Falemos sério. O mais provável não é nada disso. O mais provável é o mais horrível. Já não é o lobby das construtoras que se apressa a socorrer o caixa eleitoral dos companheiros, mas a máquina dos ex-sindicalistas que adere a um modo de produção parasitário (um híbrido promíscuo entre a acumulação primitiva e o capitalismo de Estado), ao qual dá sustentação reverencial, como quem ampara a galinha dos ovos de ouro (ou como quem venera um totem).

Aquilo que a olhos otimistas não passa de desvios infelizes a manchar a trajetória de uma organização partidária combativa talvez não seja apenas isso, quer dizer, talvez não seja meramente uma sucessão de incidentes desabonadores, mas a manifestação de um caráter histórico que até outro dia se ocultara. Aquilo a que damos o nome genérico de corrupção não seria, enfim, um deslize criminal episódico, mas uma determinante estrutural; não seria uma traição da política, mas a mais acabada expressão da política de colaboração de classe entre uma legenda de retórica trabalhista e uma burguesia inculta e retrógrada. Não, não estamos falando de uma colaboração de classe qualquer, mas de um pacto sem lei no qual a rapinagem do erário, em lugar de evento excepcional, é o método.

Em resumo: o que tem o aspecto de desvio não é bem um desvio, um ato que escapou do campo da ação política, mas a realização material da política, a política em sua matéria mais irredutível.

Se for verdadeira essa hipótese, os sinais do discurso petista estão todos invertidos. O encadeamento dos governos que aí estão há 13 anos, que esse discurso insiste ser de esquerda, seria o oposto. Não terá sido para tornar viável uma agenda de inclusão social que alguns se deixaram aliciar pelo capital selvagem. O que parece ter acontecido é o contrário: foi para tornar viável um modelo de poder que passava pela subtração prolongada – deslocando o centro do Estado para uma órbita estranha ao interesse público – que se fez necessário acenar com benefícios aos eleitores pobres. Os tais programas de distribuição de renda e de combate à pobreza não teriam sido uma política pública inclusiva, mas uma concessão equivalente ao custo de manutenção do modelo.

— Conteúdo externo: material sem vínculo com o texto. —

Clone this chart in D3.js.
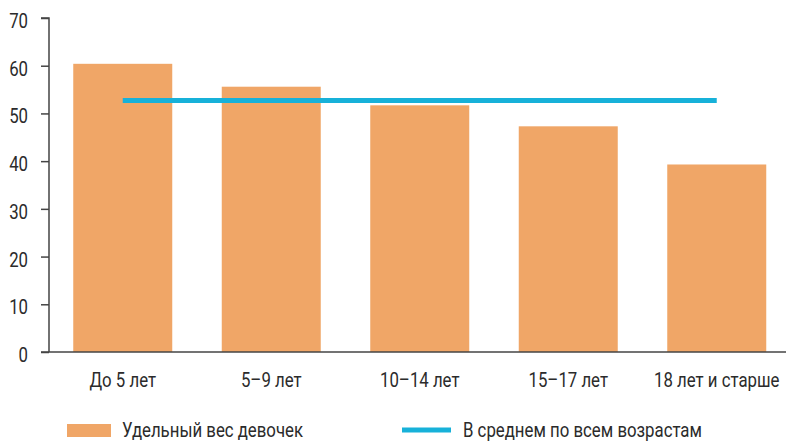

Não que políticas públicas de combate à pobreza constituam um vício em si mesmas. Elas são justas e dramaticamente necessárias no Brasil. O que fez delas uma manobra oportunista, ineficaz e infértil não foi o seu conteúdo, mas o caráter do modelo de poder que as acionou. Elas não traduziram uma estratégia de resgate dos pobres, mas de instrumentalização deles.

É triste. O PT não é Itabira ou Orlândia, mas se reduz aos poucos a uma fotografia na parede. Como dói. A verdade que se vai decantando na imagem machuca os olhos. Haverá futuro? Não é provável, a menos que as vozes vivas que ainda resistem nas cercanias do partido enunciem respostas públicas, destemidas, objetivas e materiais sobre sua tragédia ética e sua farsa.

Em O 18 de Brumário de Luís Bonaparte, Karl Marx lembra que a primeira revolução (burguesa) de Napoleão libertou os camponeses da semisservidão e os transformou em pequenos proprietários de terra. Não por solidariedade, mas porque o poder por trás das guerras napoleônicas dependia de varrer o feudalismo (a servidão) para patrocinar o capitalismo. Poucos anos depois do que parecia ter sido uma conquista, os tais pequenos proprietários se deram mal. Marx anota: “A forma ‘napoleônica’ de propriedade, que no princípio do século 19 constituía a condição para libertação e enriquecimento do camponês francês, desenvolveu-se no decorrer desse século na lei da sua escravização e pauperização”.

A estrela do PT chegou a reluzir como a via de promoção dos desassistidos, mas não os libertou da pobreza. O projeto de classe parece que foi outro. Os empreiteiros, que não são marxistas, sabem muito bem por quê.